3. New ways of thinking about security

Kubernetes has a four-layer, defense-in-depth security model. The four layers are:

• The physical servers (at a data center)
• The Kubernetes cluster itself
• The individual container
• The source code running in a container

The first layer is the base of the security model—if your data center is unsecured or your cloud service is configured in an insecure way, all of the layers below that cannot be trusted. This means your Kubernetes API Server (also known as the control plane) should not be accessible to the Internet, or at the most only to the specific IP addresses

that need to access. Kubernetes stores its data in etcd key value store—this data store should only be accessed by the control plane, and you should encrypt the disk of the data store at rest and in transit using TLS.

Within Kubernetes, there is a role-based access control (RBAC) model for managing access to the API. You can set the scope of this RBAC to the cluster level or scope them to namespaces.

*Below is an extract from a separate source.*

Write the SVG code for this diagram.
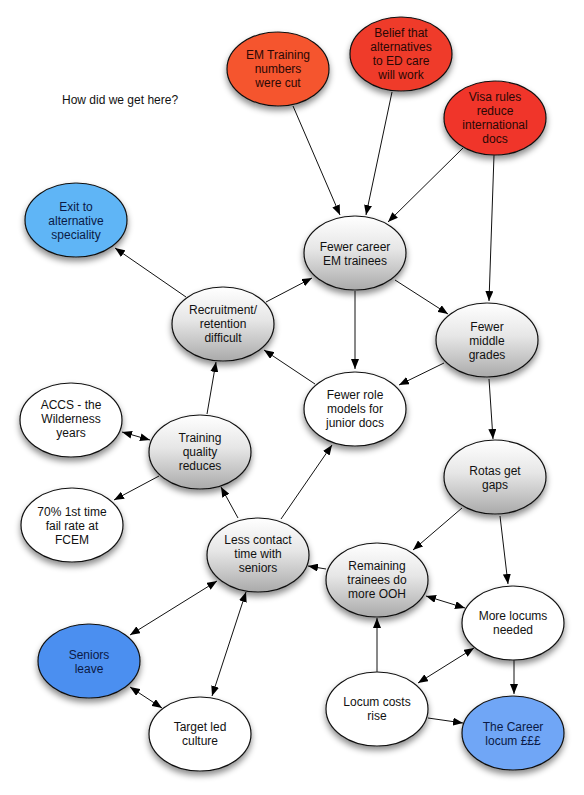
<svg xmlns="http://www.w3.org/2000/svg" width="584" height="795" viewBox="0 0 584 795">
<defs>
<linearGradient id="gray" x1="0" y1="0" x2="0" y2="1">
<stop offset="0" stop-color="#ffffff"/>
<stop offset="0.45" stop-color="#e6e6e6"/>
<stop offset="1" stop-color="#aaaaaa"/>
</linearGradient>
<filter id="sh" x="-20%" y="-20%" width="140%" height="150%">
<feDropShadow dx="0" dy="4" stdDeviation="3" flood-color="#000" flood-opacity="0.45"/>
</filter>
<marker id="ah" viewBox="0 0 10 8" refX="10" refY="4" markerWidth="10" markerHeight="8" markerUnits="userSpaceOnUse" orient="auto-start-reverse">
<path d="M0,0 L10,4 L0,8 z" fill="#000"/>
</marker>
</defs>
<style>
.n ellipse{stroke:#111;stroke-width:1.2;filter:url(#sh)}
.n text{font-family:"Liberation Sans",Arial,sans-serif;font-size:12px;text-anchor:middle;fill:#111}
.red text{fill:#2a0805}
.blue text{fill:#0b1a45}
.e line{stroke:#111;stroke-width:1;fill:none}
.one{marker-end:url(#ah)}
.two{marker-end:url(#ah);marker-start:url(#ah)}
.gray{fill:url(#gray)}
.white{fill:#ffffff}
</style>
<rect width="584" height="795" fill="#ffffff"/>
<text x="62" y="104" font-family="Liberation Sans, Arial, sans-serif" font-size="12" fill="#111">How did we get here?</text>
<g id="connectors" class="e">
<line class="one" x1="293" y1="106" x2="340" y2="215"/>
<line class="one" x1="392" y1="92" x2="366" y2="215"/>
<line class="one" x1="463" y1="148" x2="388" y2="222"/>
<line class="one" x1="494" y1="155" x2="489" y2="301"/>
<line class="one" x1="395" y1="280" x2="448" y2="314"/>
<line class="one" x1="355" y1="291" x2="355" y2="369"/>
<line class="one" x1="444" y1="363" x2="399" y2="385"/>
<line class="one" x1="489" y1="379" x2="493" y2="439"/>
<line class="one" x1="266" y1="302" x2="312" y2="278"/>
<line class="one" x1="186" y1="297" x2="115" y2="248"/>
<line class="one" x1="315" y1="384" x2="264" y2="350"/>
<line class="one" x1="207" y1="414" x2="216" y2="362"/>
<line class="two" x1="122" y1="432" x2="150" y2="440"/>
<line class="one" x1="159" y1="476" x2="114" y2="500"/>
<line class="one" x1="238" y1="518" x2="221" y2="487"/>
<line class="one" x1="281" y1="519" x2="332" y2="445"/>
<line class="one" x1="326" y1="569" x2="308" y2="566"/>
<line class="one" x1="462" y1="508" x2="413" y2="550"/>
<line class="one" x1="500" y1="516" x2="508" y2="584"/>
<line class="two" x1="426" y1="596" x2="465" y2="608"/>
<line class="one" x1="377" y1="672" x2="377" y2="618"/>
<line class="two" x1="418" y1="683" x2="474" y2="648"/>
<line class="one" x1="514" y1="660" x2="514" y2="694"/>
<line class="one" x1="428" y1="718" x2="463" y2="723"/>
<line class="two" x1="217" y1="581" x2="130" y2="635"/>
<line class="two" x1="246" y1="592" x2="212" y2="696"/>
<line class="two" x1="130" y1="687" x2="162" y2="708"/>
</g>
<g id="em-training" class="n red"><ellipse cx="278" cy="69" rx="51" ry="37" fill="#f5552f"/><text x="278" y="59">EM Training</text><text x="278" y="73">numbers</text><text x="278" y="87">were cut</text></g>
<g id="belief" class="n red"><ellipse cx="401" cy="54" rx="51" ry="37" fill="#ef3a2a"/><text x="401" y="37">Belief that</text><text x="401" y="51">alternatives</text><text x="401" y="65">to ED care</text><text x="401" y="79">will work</text></g>
<g id="visa" class="n red"><ellipse cx="495" cy="118" rx="51" ry="37" fill="#f0342a"/><text x="495" y="101">Visa rules</text><text x="495" y="115">reduce</text><text x="495" y="129">international</text><text x="495" y="143">docs</text></g>
<g id="exit" class="n blue"><ellipse cx="76" cy="220" rx="51" ry="37" fill="#5fb5f6"/><text x="76" y="211">Exit to</text><text x="76" y="225">alternative</text><text x="76" y="239">speciality</text></g>
<g id="recruitment" class="n"><ellipse class="gray" cx="223" cy="324" rx="51" ry="37"/><text x="223" y="314">Recruitment/</text><text x="223" y="328">retention</text><text x="223" y="342">difficult</text></g>
<g id="fewer-career" class="n"><ellipse class="gray" cx="355" cy="253" rx="51" ry="37"/><text x="355" y="251">Fewer career</text><text x="355" y="265">EM trainees</text></g>
<g id="fewer-middle" class="n"><ellipse class="gray" cx="487" cy="340" rx="51" ry="37"/><text x="487" y="331">Fewer</text><text x="487" y="345">middle</text><text x="487" y="359">grades</text></g>
<g id="fewer-role" class="n"><ellipse class="white" cx="355" cy="409" rx="51" ry="37"/><text x="355" y="399">Fewer role</text><text x="355" y="413">models for</text><text x="355" y="427">junior docs</text></g>
<g id="rotas" class="n"><ellipse class="gray" cx="495" cy="477" rx="51" ry="37"/><text x="495" y="475">Rotas get</text><text x="495" y="489">gaps</text></g>
<g id="accs" class="n"><ellipse class="white" cx="71" cy="420" rx="51" ry="37"/><text x="71" y="409">ACCS - the</text><text x="71" y="423">Wilderness</text><text x="71" y="437">years</text></g>
<g id="training" class="n"><ellipse class="gray" cx="200" cy="452" rx="51" ry="37"/><text x="200" y="442">Training</text><text x="200" y="456">quality</text><text x="200" y="470">reduces</text></g>
<g id="fail-rate" class="n"><ellipse class="white" cx="72" cy="525" rx="51" ry="37"/><text x="72" y="516">70% 1st time</text><text x="72" y="530">fail rate at</text><text x="72" y="544">FCEM</text></g>
<g id="less-contact" class="n"><ellipse class="gray" cx="258" cy="555" rx="51" ry="37"/><text x="258" y="544">Less contact</text><text x="258" y="558">time with</text><text x="258" y="572">seniors</text></g>
<g id="remaining" class="n"><ellipse class="gray" cx="377" cy="580" rx="51" ry="37"/><text x="377" y="570">Remaining</text><text x="377" y="584">trainees do</text><text x="377" y="598">more OOH</text></g>
<g id="more-locums" class="n"><ellipse class="white" cx="513" cy="623" rx="51" ry="37"/><text x="513" y="620">More locums</text><text x="513" y="634">needed</text></g>
<g id="seniors" class="n blue"><ellipse cx="89" cy="661" rx="51" ry="37" fill="#4b8ff0"/><text x="89" y="659">Seniors</text><text x="89" y="673">leave</text></g>
<g id="target" class="n"><ellipse class="white" cx="200" cy="734" rx="51" ry="37"/><text x="200" y="731">Target led</text><text x="200" y="745">culture</text></g>
<g id="locum-costs" class="n"><ellipse class="white" cx="377" cy="709" rx="51" ry="37"/><text x="377" y="706">Locum costs</text><text x="377" y="720">rise</text></g>
<g id="career-locum" class="n blue"><ellipse cx="513" cy="733" rx="51" ry="37" fill="#6fa6f6"/><text x="513" y="731">The Career</text><text x="513" y="745">locum £££</text></g>
</svg>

Namespaces are used as a grouping mechanism but can also be a security boundary. It is also important to limit what privileges your containers run with—many containers run as root and can allow for dangerous host access with malicious code. You can also control what kernel modules are loaded—Kubernetes allows for a deny list to be created to prevent specific modules from being loaded into a container. Furthermore, just like any other system, you must ensure that you have proper network segmentation in place. For example, only application pods can talk to database pods to reduce the surface area for a malicious attack. Finally, you should ensure that your source code does not contain any secrets that could be found and abused.

New ways of thinking

Containers provide many benefits, the biggest being an increase in development velocity. There is much to consider at all layers from an infrastructure perspective due to how much changes with Kubernetes. Storage and networking are reworked in important ways, as detailed above. However, security becomes far more complex, in my opinion, and has many, many layers. Perhaps the most critical part of this is that all of your infrastructure is defined in code, which is a good and bad thing. Good because it's easier to change, bad because changes can easily slip in. Like any good development team, it is important to have code review and automated testing to ensure your environment's desired state.

Keep learning Kubernetes as it continues to evolve, and I would be interested in reading your architectural considerations in the future.